start Source excerpt
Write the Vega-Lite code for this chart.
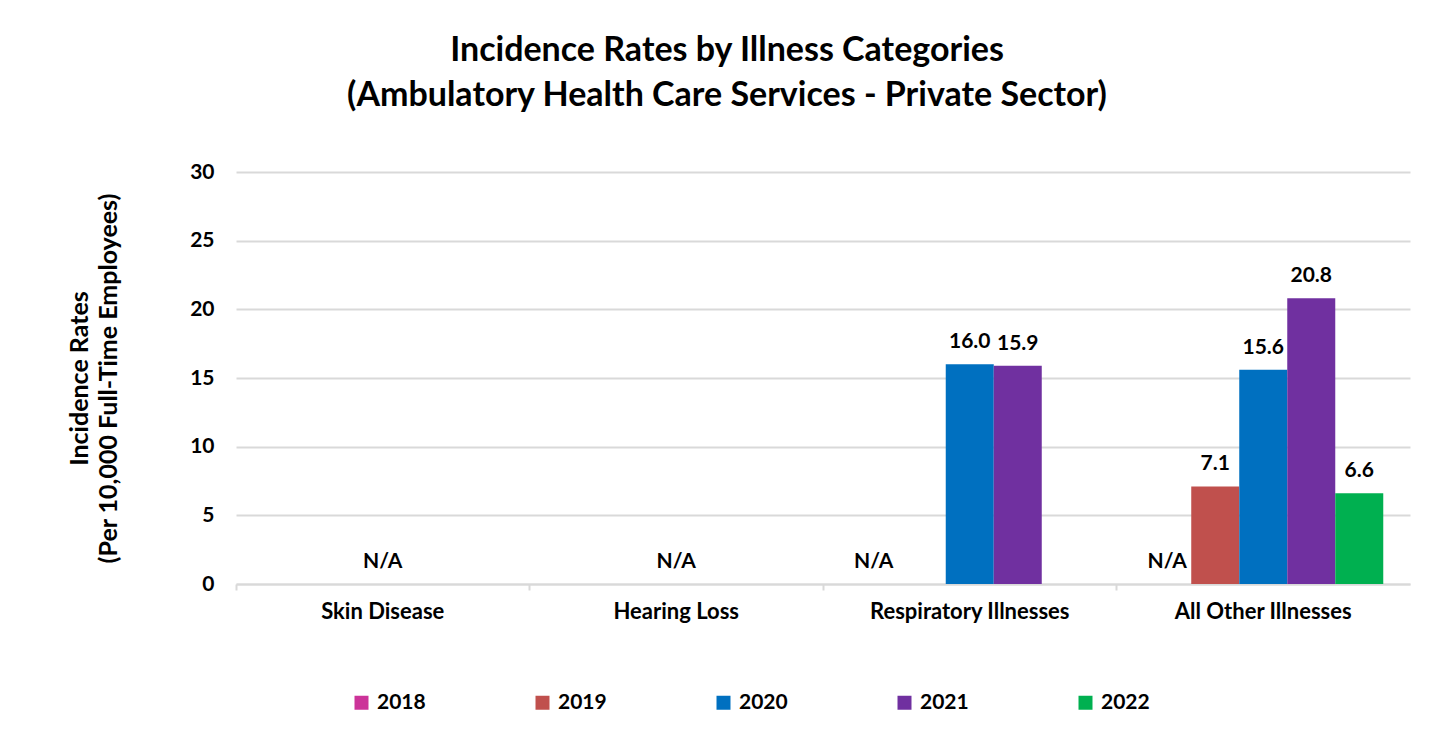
{
  "$schema": "https://vega.github.io/schema/vega-lite/v6.json",
  "width": 1174,
  "height": 412,
  "autosize": {"type": "none"},
  "padding": {"left": 236, "top": 172, "right": 37, "bottom": 166},
  "background": "white",
  "title": {
    "text": ["Incidence Rates by Illness Categories", "(Ambulatory Health Care Services - Private Sector)"],
    "font": "Lato",
    "fontSize": 34,
    "fontWeight": "bold",
    "color": "#000000",
    "lineHeight": 45,
    "anchor": "middle",
    "frame": "group",
    "dx": -96,
    "offset": 48
  },
  "config": {
    "view": {"stroke": null},
    "font": "Lato",
    "text": {"font": "Lato"}
  },
  "data": {
    "values": [
      {"category": "Skin Disease", "year": "2020", "value": null, "label": "N/A"},
      {"category": "Hearing Loss", "year": "2020", "value": null, "label": "N/A"},
      {"category": "Respiratory Illnesses", "year": "2018", "value": null, "label": "N/A"},
      {"category": "Respiratory Illnesses", "year": "2020", "value": 16.0, "label": "16.0"},
      {"category": "Respiratory Illnesses", "year": "2021", "value": 15.9, "label": "15.9"},
      {"category": "All Other Illnesses", "year": "2018", "value": null, "label": "N/A"},
      {"category": "All Other Illnesses", "year": "2019", "value": 7.1, "label": "7.1"},
      {"category": "All Other Illnesses", "year": "2020", "value": 15.6, "label": "15.6"},
      {"category": "All Other Illnesses", "year": "2021", "value": 20.8, "label": "20.8"},
      {"category": "All Other Illnesses", "year": "2022", "value": 6.6, "label": "6.6"}
    ]
  },
  "transform": [
    {"calculate": "datum.value == null ? 0 : datum.value", "as": "ypos"}
  ],
  "encoding": {
    "x": {
      "field": "category",
      "type": "nominal",
      "sort": ["Skin Disease", "Hearing Loss", "Respiratory Illnesses", "All Other Illnesses"],
      "scale": {"paddingInner": 0, "paddingOuter": 0},
      "axis": {
        "title": null,
        "labelAngle": 0,
        "labelFont": "Lato",
        "labelFontSize": 22,
        "labelFontWeight": "bold",
        "labelColor": "#000000",
        "labelPadding": 11,
        "labelLimit": 0,
        "bandPosition": 0,
        "ticks": true,
        "tickSize": 6,
        "tickColor": "#D9D9D9",
        "tickWidth": 2,
        "domainColor": "#D9D9D9",
        "domainWidth": 2,
        "grid": false
      }
    },
    "xOffset": {
      "field": "year",
      "type": "nominal",
      "scale": {"domain": ["2018", "2019", "2020", "2021", "2022"], "paddingInner": 0, "paddingOuter": 0.557}
    }
  },
  "layer": [
    {
      "mark": {"type": "bar"},
      "transform": [{"filter": "datum.value != null"}],
      "encoding": {
        "y": {
          "field": "value",
          "type": "quantitative",
          "scale": {"domain": [0, 30]},
          "axis": {
            "values": [0, 5, 10, 15, 20, 25, 30],
            "title": ["Incidence Rates", "(Per 10,000 Full-Time Employees)"],
            "titleFont": "Lato",
            "titleFontSize": 25,
            "titleFontWeight": "bold",
            "titleColor": "#000000",
            "titleLineHeight": 29,
            "titlePadding": 68,
            "labelFont": "Lato",
            "labelFontSize": 21,
            "labelFontWeight": "bold",
            "labelColor": "#000000",
            "labelPadding": 22,
            "ticks": false,
            "domain": false,
            "grid": true,
            "gridColor": "#D9D9D9",
            "gridWidth": 2
          }
        },
        "color": {
          "field": "year",
          "type": "nominal",
          "scale": {
            "domain": ["2018", "2019", "2020", "2021", "2022"],
            "range": ["#CC3399", "#C0504D", "#0070C0", "#7030A0", "#00B050"]
          },
          "legend": {
            "title": null,
            "orient": "none",
            "direction": "horizontal",
            "legendX": 115,
            "legendY": 520,
            "symbolType": "square",
            "symbolSize": 196,
            "symbolStrokeWidth": 0,
            "symbolOpacity": 1,
            "labelFont": "Lato",
            "labelFontSize": 21,
            "labelFontWeight": "bold",
            "labelColor": "#000000",
            "labelOffset": 5,
            "columnPadding": 106
          }
        }
      }
    },
    {
      "mark": {"type": "text", "fontSize": 21, "fontWeight": "bold", "color": "#000000", "baseline": "alphabetic", "dy": -16, "font": "Lato"},
      "encoding": {
        "y": {"field": "ypos", "type": "quantitative", "scale": {"domain": [0, 30]}},
        "text": {"field": "label", "type": "nominal"}
      }
    }
  ]
}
end Source excerpt
The exercise
Skip the pictures, then retype every line above exactly.

Task response
Write the Vega-Lite code for this chart.
{
  "$schema": "https://vega.github.io/schema/vega-lite/v6.json",
  "width": 1174,
  "height": 412,
  "autosize": {"type": "none"},
  "padding": {"left": 236, "top": 172, "right": 37, "bottom": 166},
  "background": "white",
  "title": {
    "text": ["Incidence Rates by Illness Categories", "(Ambulatory Health Care Services - Private Sector)"],
    "font": "Lato",
    "fontSize": 34,
    "fontWeight": "bold",
    "color": "#000000",
    "lineHeight": 45,
    "anchor": "middle",
    "frame": "group",
    "dx": -96,
    "offset": 48
  },
  "config": {
    "view": {"stroke": null},
    "font": "Lato",
    "text": {"font": "Lato"}
  },
  "data": {
    "values": [
      {"category": "Skin Disease", "year": "2020", "value": null, "label": "N/A"},
      {"category": "Hearing Loss", "year": "2020", "value": null, "label": "N/A"},
      {"category": "Respiratory Illnesses", "year": "2018", "value": null, "label": "N/A"},
      {"category": "Respiratory Illnesses", "year": "2020", "value": 16.0, "label": "16.0"},
      {"category": "Respiratory Illnesses", "year": "2021", "value": 15.9, "label": "15.9"},
      {"category": "All Other Illnesses", "year": "2018", "value": null, "label": "N/A"},
      {"category": "All Other Illnesses", "year": "2019", "value": 7.1, "label": "7.1"},
      {"category": "All Other Illnesses", "year": "2020", "value": 15.6, "label": "15.6"},
      {"category": "All Other Illnesses", "year": "2021", "value": 20.8, "label": "20.8"},
      {"category": "All Other Illnesses", "year": "2022", "value": 6.6, "label": "6.6"}
    ]
  },
  "transform": [
    {"calculate": "datum.value == null ? 0 : datum.value", "as": "ypos"}
  ],
  "encoding": {
    "x": {
      "field": "category",
      "type": "nominal",
      "sort": ["Skin Disease", "Hearing Loss", "Respiratory Illnesses", "All Other Illnesses"],
      "scale": {"paddingInner": 0, "paddingOuter": 0},
      "axis": {
        "title": null,
        "labelAngle": 0,
        "labelFont": "Lato",
        "labelFontSize": 22,
        "labelFontWeight": "bold",
        "labelColor": "#000000",
        "labelPadding": 11,
        "labelLimit": 0,
        "bandPosition": 0,
        "ticks": true,
        "tickSize": 6,
        "tickColor": "#D9D9D9",
        "tickWidth": 2,
        "domainColor": "#D9D9D9",
        "domainWidth": 2,
        "grid": false
      }
    },
    "xOffset": {
      "field": "year",
      "type": "nominal",
      "scale": {"domain": ["2018", "2019", "2020", "2021", "2022"], "paddingInner": 0, "paddingOuter": 0.557}
    }
  },
  "layer": [
    {
      "mark": {"type": "bar"},
      "transform": [{"filter": "datum.value != null"}],
      "encoding": {
        "y": {
          "field": "value",
          "type": "quantitative",
          "scale": {"domain": [0, 30]},
          "axis": {
            "values": [0, 5, 10, 15, 20, 25, 30],
            "title": ["Incidence Rates", "(Per 10,000 Full-Time Employees)"],
            "titleFont": "Lato",
            "titleFontSize": 25,
            "titleFontWeight": "bold",
            "titleColor": "#000000",
            "titleLineHeight": 29,
            "titlePadding": 68,
            "labelFont": "Lato",
            "labelFontSize": 21,
            "labelFontWeight": "bold",
            "labelColor": "#000000",
            "labelPadding": 22,
            "ticks": false,
            "domain": false,
            "grid": true,
            "gridColor": "#D9D9D9",
            "gridWidth": 2
          }
        },
        "color": {
          "field": "year",
          "type": "nominal",
          "scale": {
            "domain": ["2018", "2019", "2020", "2021", "2022"],
            "range": ["#CC3399", "#C0504D", "#0070C0", "#7030A0", "#00B050"]
          },
          "legend": {
            "title": null,
            "orient": "none",
            "direction": "horizontal",
            "legendX": 115,
            "legendY": 520,
            "symbolType": "square",
            "symbolSize": 196,
            "symbolStrokeWidth": 0,
            "symbolOpacity": 1,
            "labelFont": "Lato",
            "labelFontSize": 21,
            "labelFontWeight": "bold",
            "labelColor": "#000000",
            "labelOffset": 5,
            "columnPadding": 106
          }
        }
      }
    },
    {
      "mark": {"type": "text", "fontSize": 21, "fontWeight": "bold", "color": "#000000", "baseline": "alphabetic", "dy": -16, "font": "Lato"},
      "encoding": {
        "y": {"field": "ypos", "type": "quantitative", "scale": {"domain": [0, 30]}},
        "text": {"field": "label", "type": "nominal"}
      }
    }
  ]
}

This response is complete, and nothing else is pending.